It’s a strange endorsement, at least from my perspective, but it’ll do.
Texans face a decision in this election that has come before them only twice over the last four decades: How to fill a Senate seat that has carried with it a proud lineage of service to the state and nation.
Republican Sen. Kay Bailey Hutchison is stepping down after almost 20 years in Washington, where she made it a top priority to look out for Texans’ national, state and even personal needs. She first won her post in 1993, succeeding Democrat Lloyd Bentsen, who served for 22 years. Like Hutchison, he provided consistent constituent aid as well as leadership on national and state matters.
The committed work of these two bipartisan leaders to their state creates an impressive, demanding legacy for their successor. Recommending the right candidate to follow in the Hutchison-Bentsen tradition is a responsibility this newspaper takes seriously. That’s why we’ve interviewed both candidates multiple times, examined their public careers, reviewed their answers to our questionnaire, spoken with others who know them well and followed their activities on the campaign trail.
After that thorough examination, we believe Democrat Paul Sadler, 57, is the best person to uphold this legacy of service to Texas and to keep our state relevant where it matters most.
Sadler also is more in tune with our state’s needs. The moderate Democrat speaks knowledgeably about water challenges, the border and defense facilities. He has praised Hutchison for Texas-specific efforts, such as helping El Paso secure a water desalination facility.

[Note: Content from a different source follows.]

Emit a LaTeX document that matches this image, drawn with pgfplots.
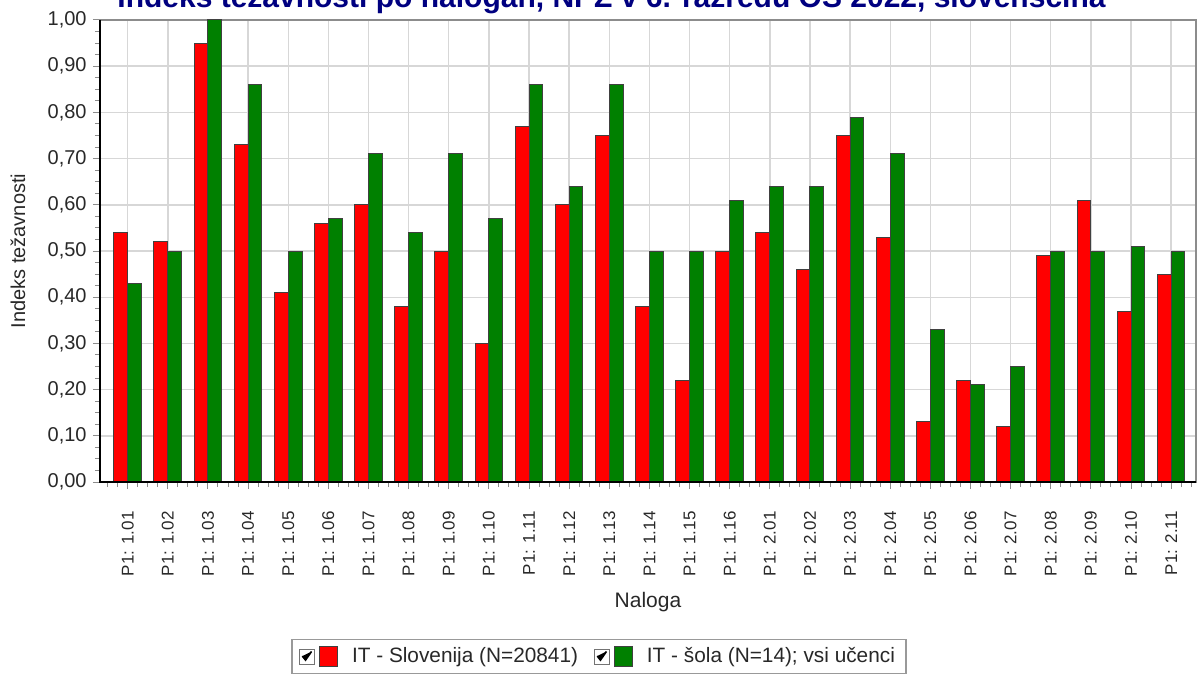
\documentclass[border=0pt]{standalone}
\usepackage{fontspec}
\setmainfont{Liberation Sans}
\usepackage{pgfplots}
\usepackage{pgfplotstable}
\pgfplotsset{compat=1.18}
\definecolor{barred}{RGB}{255,0,0}
\definecolor{bargreen}{RGB}{0,128,0}
\definecolor{titleblue}{RGB}{0,0,128}
\definecolor{gridgray}{RGB}{215,215,215}
\definecolor{labelgray}{RGB}{40,40,40}

\pgfplotstableread{
x slo sola
0 0.54 0.43
1 0.52 0.50
2 0.95 1.00
3 0.73 0.86
4 0.41 0.50
5 0.56 0.57
6 0.60 0.71
7 0.38 0.54
8 0.50 0.71
9 0.30 0.57
10 0.77 0.86
11 0.60 0.64
12 0.75 0.86
13 0.38 0.50
14 0.22 0.50
15 0.50 0.61
16 0.54 0.64
17 0.46 0.64
18 0.75 0.79
19 0.53 0.71
20 0.13 0.33
21 0.22 0.21
22 0.12 0.25
23 0.49 0.50
24 0.61 0.50
25 0.37 0.51
26 0.45 0.50
}\data

\begin{document}
\begin{tikzpicture}
\begin{axis}[
  at={(0pt,0pt)}, anchor=south west,
  width=548pt, height=231pt, scale only axis,
  xmin=-0.69, xmax=26.62, ymin=0, ymax=1,
  xtick={0,...,26},
  xticklabels={P1: 1.01,P1: 1.02,P1: 1.03,P1: 1.04,P1: 1.05,P1: 1.06,P1: 1.07,P1: 1.08,P1: 1.09,P1: 1.10,P1: 1.11,P1: 1.12,P1: 1.13,P1: 1.14,P1: 1.15,P1: 1.16,P1: 2.01,P1: 2.02,P1: 2.03,P1: 2.04,P1: 2.05,P1: 2.06,P1: 2.07,P1: 2.08,P1: 2.09,P1: 2.10,P1: 2.11},
  minor xtick={-0.5,-0.25,...,26.5},
  ytick={0,0.1,0.2,0.3,0.4,0.5,0.6,0.7,0.8,0.9,1},
  minor y tick num=3,
  tick align=outside,
  xtick pos=bottom, ytick pos=left,
  major tick length=3.5pt, minor tick length=2.5pt,
  tick style={black!45, line width=0.5pt},
  xmajorgrids, ymajorgrids,
  major grid style={gridgray, line width=0.7pt},
  axis line style={black!45, line width=0.7pt},
  yticklabel style={/pgf/number format/.cd, use comma, fixed, fixed zerofill, precision=2, assume math mode=true,
    /tikz/.cd, font=\fontsize{10}{12}\selectfont, text=labelgray, inner sep=0pt, xshift=-3pt},
  xticklabel style={rotate=90, anchor=east, font=\fontsize{8.5}{10}\selectfont, text=labelgray, inner sep=0pt},
  xticklabel shift=11pt,
  xlabel={Naloga},
  xlabel style={at={(axis description cs:0.5,-0.26)}, anchor=center, font=\fontsize{10.5}{12}\selectfont, text=labelgray},
  ylabel={Indeks težavnosti},
  ylabel style={at={(axis description cs:-0.0748,0.5)}, anchor=center, font=\fontsize{10}{12}\selectfont, text=labelgray},
  legend columns=2,
  legend style={at={(axis description cs:0.4553,-0.3777)}, anchor=center,
    draw=black!40, line width=0.8pt, font=\fontsize{10.4}{12}\selectfont, text=labelgray,
    inner xsep=3.5pt, inner ysep=2pt,
    /tikz/every odd column/.append style={column sep=5pt},
    /tikz/every even column/.append style={column sep=6pt}},
  legend cell align=left,
  after end axis/.code={
    \draw[black, line width=1.3pt] (rel axis cs:0,1) -- (rel axis cs:0,0) -- (rel axis cs:1,0);
  },
]
\addplot[ybar, fill=barred, draw=black!75, line width=0.5pt, bar width=0.345, bar shift=-0.1725,
  legend image code/.code={
    \draw[draw=black!55, fill=white, line width=0.4pt] (0pt,-3.75pt) rectangle (7.5pt,3.75pt);
    \draw[black, line width=0.8pt] (1.4pt,0.2pt) -- (3pt,-1.8pt) -- (6pt,2.5pt);
    \draw[draw=black!75, fill=barred, line width=0.5pt] (10pt,-5pt) rectangle (19pt,5pt);
  }] table[x=x,y=slo] {\data};
\addlegendentry{IT - Slovenija (N=20841)}
\addplot[ybar, fill=bargreen, draw=black!75, line width=0.5pt, bar width=0.345, bar shift=0.1725,
  legend image code/.code={
    \draw[draw=black!55, fill=white, line width=0.4pt] (0pt,-3.75pt) rectangle (7.5pt,3.75pt);
    \draw[black, line width=0.8pt] (1.4pt,0.2pt) -- (3pt,-1.8pt) -- (6pt,2.5pt);
    \draw[draw=black!75, fill=bargreen, line width=0.5pt] (10pt,-5pt) rectangle (19pt,5pt);
  }] table[x=x,y=sola] {\data};
\addlegendentry{IT - šola (N=14); vsi učenci}
\end{axis}
\begin{scope}
  \clip (-50pt,-96.5pt) rectangle (548.5pt,241pt);
  \node[anchor=base, font=\fontsize{15}{18}\selectfont\bfseries, text=titleblue, inner sep=0pt]
    at (255.75pt,237pt) {Indeks težavnosti po nalogah, NPZ v 6. razredu OŠ 2022, slovenščina};
\end{scope}
\pgfresetboundingbox
\useasboundingbox (-50pt,-96.5pt) rectangle (548.5pt,241pt);
\end{tikzpicture}
\end{document}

Cruz says he’ll fight for Texas projects “if it’s legitimate expenditures.” When asked to elaborate, he didn’t mention specifics beyond assuring that Washington properly funds “roads, freeways and ports.” He’s more focused on interpreting constitutional principles and applying them generally.
The Republican candidate has gained nationwide attention for articulating his beliefs. Since capturing the nomination, the Houston attorney has appeared on numerous talk shows and addressed the GOP convention. If he wins, he will be a rising star in national Republican politics. This newspaper is left with the feeling that he is pushing his personal star more than the star of Texas.
It’s a bit of a surreal experience reading this editorial, as the DMN comes from the perspective of a bizarro fantasy world in which President Obama is an unbending partisan warrior and the biggest problem in Washington is a lack of good manners. Whatever it is they’re smoking, it’s premium stuff. Still, I’ll take the DMN’s delusions over those of the Chron, who seem to think that after arriving in Washington Cruz will shed his ideological trappings and morph into the second coming of Kay Bailey Hutchison. It was exactly the belief that Cruz is unlikely to do so that led the DMN to join the Express News in making the pragmatic choice of Sadler. At least, the Chron is hoping Cruz will morph into KBH; it’s not clear to me that they actually believe it. The Chron also cites Sadler’s lack of financial resources as a reason for picking Cruz, which is just sad on so many levels. Anyway, that makes the endorsement scoreboard 2-1 in Sadler’s favor for now, with the Statesman and the Star-Telegram still to go.